In October 1969 President Richard M. Nixon appointed Fay to the 13-member board of governors overseeing the Panama Canal Company. He retained that position until February 1976, when President Gerald R. Ford, Jr., named him ambassador to Trinidad and Tobago. He served in that capacity for over a year, until April 1977, some months after Democrat Jimmy Carter assumed the presidency.
Civic leadership and sportsmanship
The Handbook of Texas lists Fay as a director and president of the Houston Museum of Natural Science, a director of the American Brahman Breeders Association, a vice president of the Houston Branch of the English Speaking Union, and a member of the Yale University alumni board.
According to the Handbook, he was also a licensed pilot and a yachtsman. He won the 5.5-meter world championship in Norway, in 1983, when he defeated twenty-five other helmsmen from around the world. He was also a three-time winner of the Scandinavian Gold Cup and the United States Nationals. Fay served on the United States Olympic Yachting Committee, the United States Naval Academy Sailing Advisory Council, and the board of trustees of the Yale University Sailing Association.
Fay is honored by the Albert Bel Fay Commodore's Trophy through the Texas Corinthian Yacht Club of Kemah near Houston.
Death and statement from first President Bush
Fay died in Cuernavaca, the capital of the state of Morelos, Mexico. He and Mrs. Fay are buried in Glenwood Cemetery in Houston. He was Presbyterian.

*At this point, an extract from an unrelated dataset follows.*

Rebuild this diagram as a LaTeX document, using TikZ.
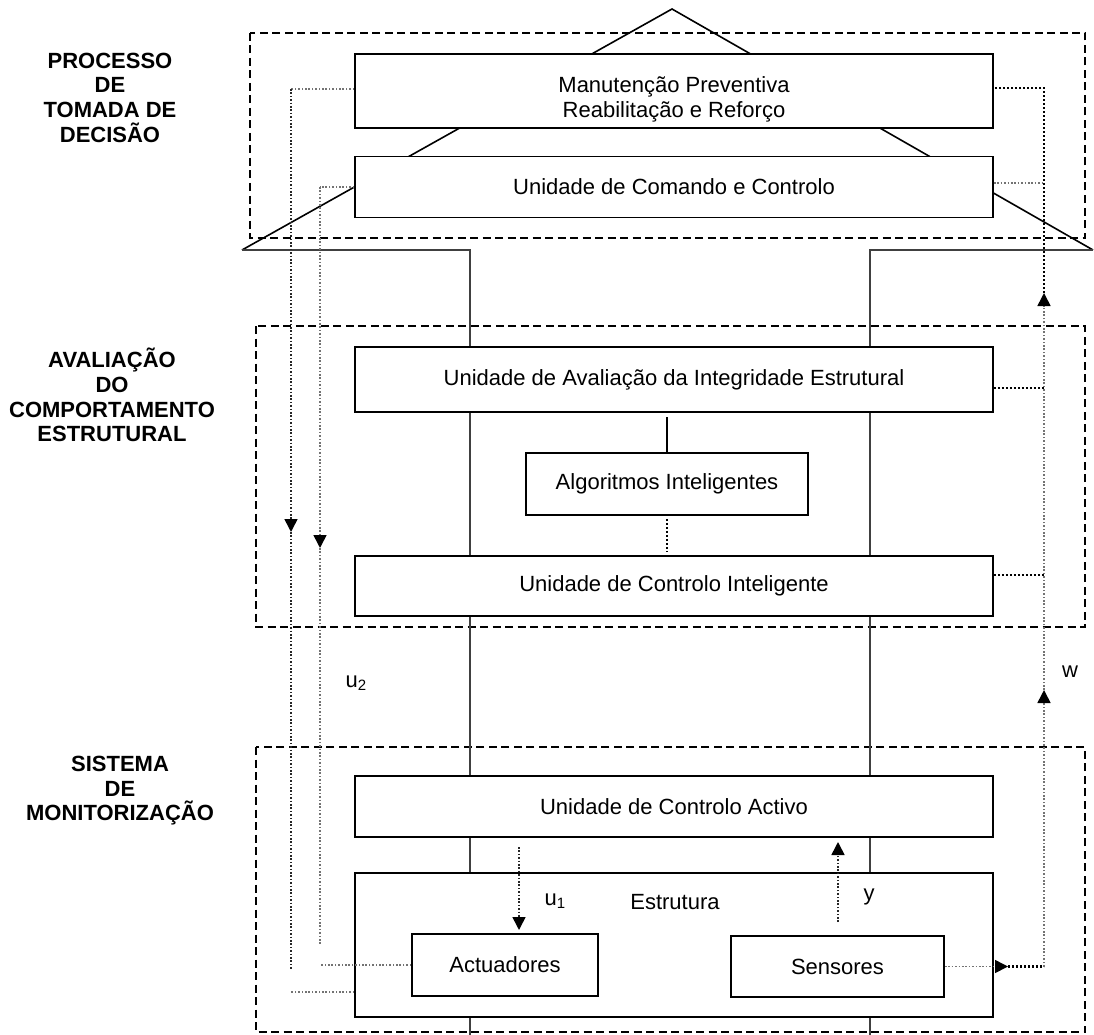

Then President and Mrs. George H.W. Bush issued the following statement on Fay's death: "Albert was a close personal friend, and we will miss him greatly. He was a Texan through and through. He was a leader in building the Republican Party in Houston, starting in the early 1960s. Albert was a mentor who helped guide me in my early years in Texas politics, when getting Republicans elected was next to impossible. His service to the Republican Party has been invaluable."